A4: In 1986, DHL became the first major international logistics provider that entered the China market by developing a 50/50 joint venture with Sinotrans. DHL-Sinotrans, the JV, laid a solid foundation for the sustainable development of DHL in China. The more than 30 years of cooperation with Sinotrans has effectively translated the mutual strengths of both parties into a win-win result and become another model of China-EU cooperation. DHL Express will continue the solid partnership with Sinotrans and invest to keep our business in China growing.
A5: Our commitment to long-term growth and development in China never changes. In the past 36 years, DHL has made an investment of over 10 billion yuan ($1.58 billion) and built up a vast logistics network in China. We will further expand our infrastructure with several planned projects to strengthen the logistics network in China and establish a long-term partnership with relevant stakeholders.

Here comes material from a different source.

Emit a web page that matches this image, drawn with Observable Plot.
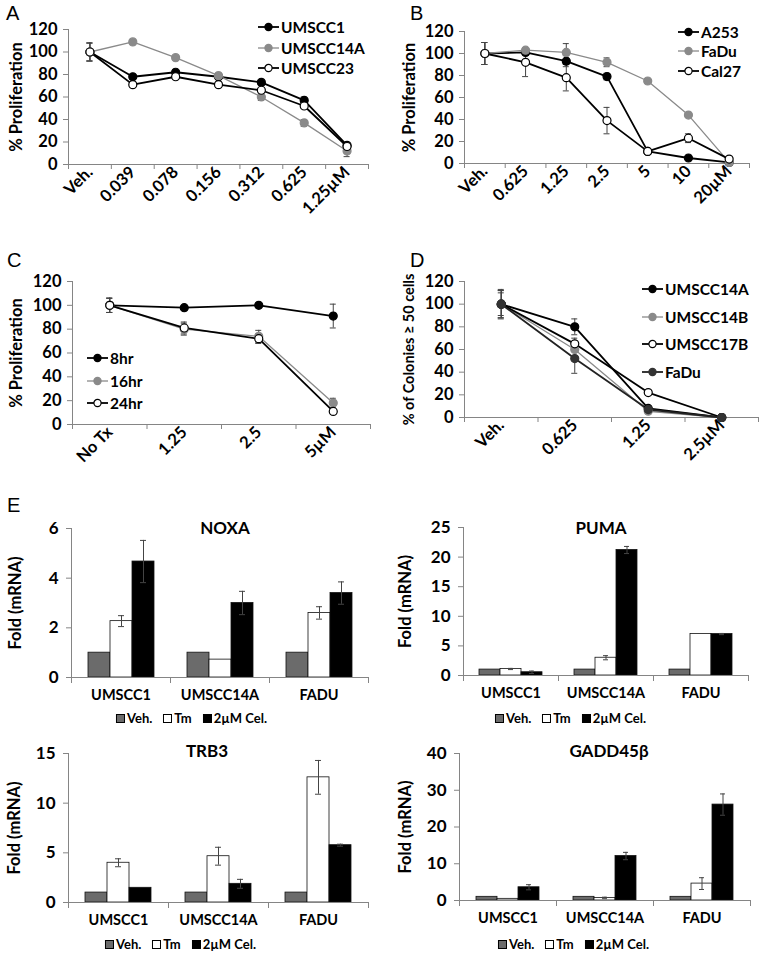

Alf Barrios, chief commercial officer and China chairman of Rio Tinto
A1: We anticipate China's demand for minerals and mining products will remain strong in 2022. Our relationship with China is multifaceted. China is our largest market, home to our largest shareholder (Chinalco) and an increasingly significant supplier of goods and services required to operate our global operations, with our China Sourcing Strategy last year seeing a 44 percent increase in spending from the previous year with Chinese suppliers. We expect to see strong demand from China in 2022 and are encouraged by the policy initiatives that support economic development and the growth of the green economy.
A2: I have been incredibly encouraged by the emphasis the government has placed on addressing climate change. We are actively working with partners like Tsinghua University and Baowu on decarbonization projects, and I can only see more emphasis on these kinds of partnerships in the future. We have also decided to set up a new dedicated innovation and technology center in Beijing this year to explore collaborative opportunities.
A3: China is our largest sales market, which is 57.2 percent of group sales in 2021, and we have benefited from China's continued strong growth in 2021. In doing so, we have focused on ensuring our activities are sustainable. Together with our Chinese partners, our shared commitment to delivering sustainable economic growth puts Rio Tinto in a strong position to supply more required minerals and mining products into the Chinese market on its journey of decarbonization.
A4: COVID-19 and geopolitical tensions have posed severe challenges to the global supply chains. But by working with our partners in China and globally, we have been able to strengthen the resilience of our global supply chain. We will continue to progress our strategic partnerships with Chinese stakeholders through the joint development of overseas mineral resources, technical collaboration and talent exchanges.
A good example is the Simandou Iron Ore project in Guinea, one of Rio Tinto's largest growth projects that we are looking to bring to market with our joint venture partners Chinalco and Baowu, as well as the Government of Guinea, and where we have been pursuing technical optimization work with the support of China-based institutions and partners.
A5: There is no doubt we witnessed rapid inflation globally in the last quarter. Whilst some businesses will find interest rate increases challenging as access to cheap borrowing dries up, Rio Tinto's balance sheet is in a strong position. We see our China operations being relatively stable this year, reflective of anticipated commodity demand.